Missed opportunities in the Christchurch rebuild?
Not enough consultation with central city users has gone into the rebuild of Christchurch, according to landscape architect Louise Bailey. And that’s meant missed opportunities in creating an accessible city that is lively and safe for all people of Christchurch, she says.
Bailey, who’s the NZILA chair for Canterbury/Westland, says there’s a strong feeling among her peers that the redesign of the city has been done with a “top down approach, where the powers to a degree, dictated what happened. Much of the real estate in our city is owned by no more than a handful of individuals so Council worked with these. The best design comes out of a combination of bottom up - working with and consulting with people who use these places - as well as having the professionals who overlay their professional knowledge into that.”
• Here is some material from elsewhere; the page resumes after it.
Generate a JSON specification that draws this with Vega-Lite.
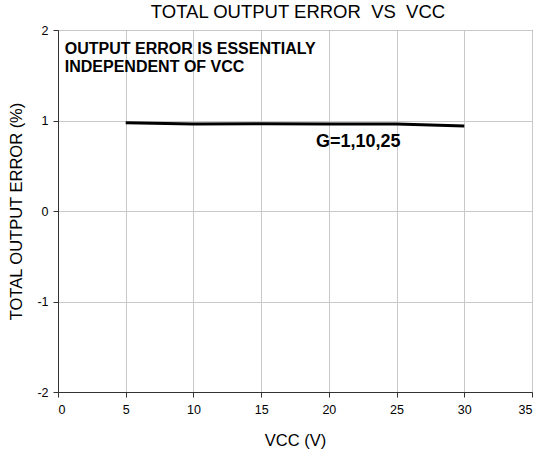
{
  "$schema": "https://vega.github.io/schema/vega-lite/v6.json",
  "width": 474,
  "height": 362,
  "autosize": "none",
  "padding": {"left": 58, "top": 30, "right": 7, "bottom": 65},
  "background": "white",
  "title": {"text": "TOTAL OUTPUT ERROR\u00a0 VS\u00a0 VCC", "font": "Liberation Sans", "fontSize": 18.5, "fontWeight": "normal", "color": "#000", "offset": 3, "anchor": "middle", "dx": 3},
  "config": {
    "view": {"stroke": "#555", "strokeWidth": 1},
    "axis": {"labelFont": "Liberation Sans", "titleFont": "Liberation Sans", "labelFontSize": 12.5, "titleFontSize": 16.5, "titleFontWeight": "normal", "labelColor": "#000", "titleColor": "#000", "gridColor": "#c8c8c8", "gridWidth": 1, "domainColor": "#333", "tickColor": "#333"}
  },
  "datasets": {
    "curve": [
      {"vcc": 5, "err": 0.975},
      {"vcc": 10, "err": 0.96},
      {"vcc": 15, "err": 0.965},
      {"vcc": 20, "err": 0.96},
      {"vcc": 25, "err": 0.96},
      {"vcc": 30, "err": 0.94}
    ],
    "notes": [
      {"vcc": 0.5, "err": 1.79, "label": "OUTPUT ERROR IS ESSENTIALY"},
      {"vcc": 0.5, "err": 1.59, "label": "INDEPENDENT OF VCC"}
    ],
    "glabel": [
      {"vcc": 19.05, "err": 0.76, "label": "G=1,10,25"}
    ]
  },
  "layer": [
    {
      "data": {"name": "curve"},
      "mark": {"type": "line", "color": "#000", "strokeWidth": 3},
      "encoding": {
        "x": {"field": "vcc", "type": "quantitative", "scale": {"domain": [0, 35], "nice": false}, "axis": {"values": [0,5,10,15,20,25,30,35], "labelExpr": "datum.value + ''", "title": "VCC (V)", "titlePadding": 17, "labelPadding": 6, "tickSize": 5}},
        "y": {"field": "err", "type": "quantitative", "scale": {"domain": [-2, 2], "nice": false}, "axis": {"values": [-2,-1,0,1,2], "labelExpr": "datum.value + ''", "title": "TOTAL OUTPUT ERROR (%)", "titlePadding": 12, "tickSize": 5, "labelPadding": 5}}
      }
    },
    {
      "data": {"name": "notes"},
      "mark": {"type": "text", "align": "left", "baseline": "middle", "font": "Liberation Sans", "fontSize": 16, "fontWeight": "bold", "color": "#000"},
      "encoding": {
        "x": {"field": "vcc", "type": "quantitative"},
        "y": {"field": "err", "type": "quantitative"},
        "text": {"field": "label"}
      }
    },
    {
      "data": {"name": "glabel"},
      "mark": {"type": "text", "align": "left", "baseline": "middle", "font": "Liberation Sans", "fontSize": 18, "fontWeight": "bold", "color": "#000"},
      "encoding": {
        "x": {"field": "vcc", "type": "quantitative"},
        "y": {"field": "err", "type": "quantitative"},
        "text": {"field": "label"}
      }
    }
  ]
}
She feels the central city has lost its “fine grain” through the requirement of property owners and developers to work with larger sites. Not only did it slow down the rebuilding process but it also meant the central city has continuous edges that are one building, giving a “sameness” in design instead of the personality of smaller structures.
The Terraces development is exceptional in its variation of the materials, limited height, and interactive edges, Bailey says. (There are others just emerging that also meet the plan but not in that main central core.)
“I think the blueprint was rushed, there was a bit of a panic that something had to be done really quickly,” she told Landscape Architecture Aotearoa. “And I do understand that businesses had to get up and running fairly quickly but I think maybe a lot more consultation with these business owners in the central city and a bit more time delay might have come up with a better result.”
The opportunity has also been missed to redo the streets from scratch, with careful consideration as to exactly what kind of streets were needed, she says. She cites St Asaph St as a classic example of where engineer-driven design has failed. “Cycle lanes, same width footpaths on both sides of the road and concrete build-outs make for one of the most unattractive and poorly functioning streets in the city.”
In this one-way street the setup’s now a little too cosy for motorists. Business owners on the street have reported their safety concerns to The Press. People were “just about getting wiped out” climbing out of their cars and into traffic, they told the local paper.
An audit of the roading restructure has already recommended minor changes, including improving access to on-street parking. It’s also suggested shifting road markings to allow more space for parked motorists opening car doors, and adding edge lines to reinforce lane position.
“What is sad is that a lot of mistakes have been repeated.” Lessons could have been learned from the Re:Start project, driven by the Central City Business Association, she says. Mostly situated on the northern side of Cashel St, Re:Start was a temporary shopping mall made up of shipping containers one or two levels high. “We realised that at that height they (the containers) let sun in and out in to the street. But when the permanent new buildings were built they completely ignored that. While the internal courtyards work to a degree, the tall buildings on the north of Cashel St cast shade across the street, and combined with our east west orientated streets which catch the miserable easterly wind, Cashel St is now cold and uninviting, the same as it was pre-earthquakes. In the southern hemisphere we know that tall buildings on the north side of the road cast a shadow and the taller they are the greater the shadow.
“What has been now mostly delivered to us is a city that would work for people living within the central city and not for the greater area and suburbs of Christchurch. It seems to be modelled on a Jan Gehl approach which is wonderful in principle and has been implemented successfully in cities of much greater density of population, for example Melbourne and Copenhagen. The changes to these cities developed over a long period and adapted over time with the people.
“Christchurch with its small, low density population needs to take the message out of his design principles and apply it on a much smaller scale over a longer period as population increases. Perhaps in 50 years Christchurch may have that density of population that could take full advantage of the cycle lanes, bars, cafes and theatres but in the meantime it is the tourists and bureaucrats who mostly benefit.”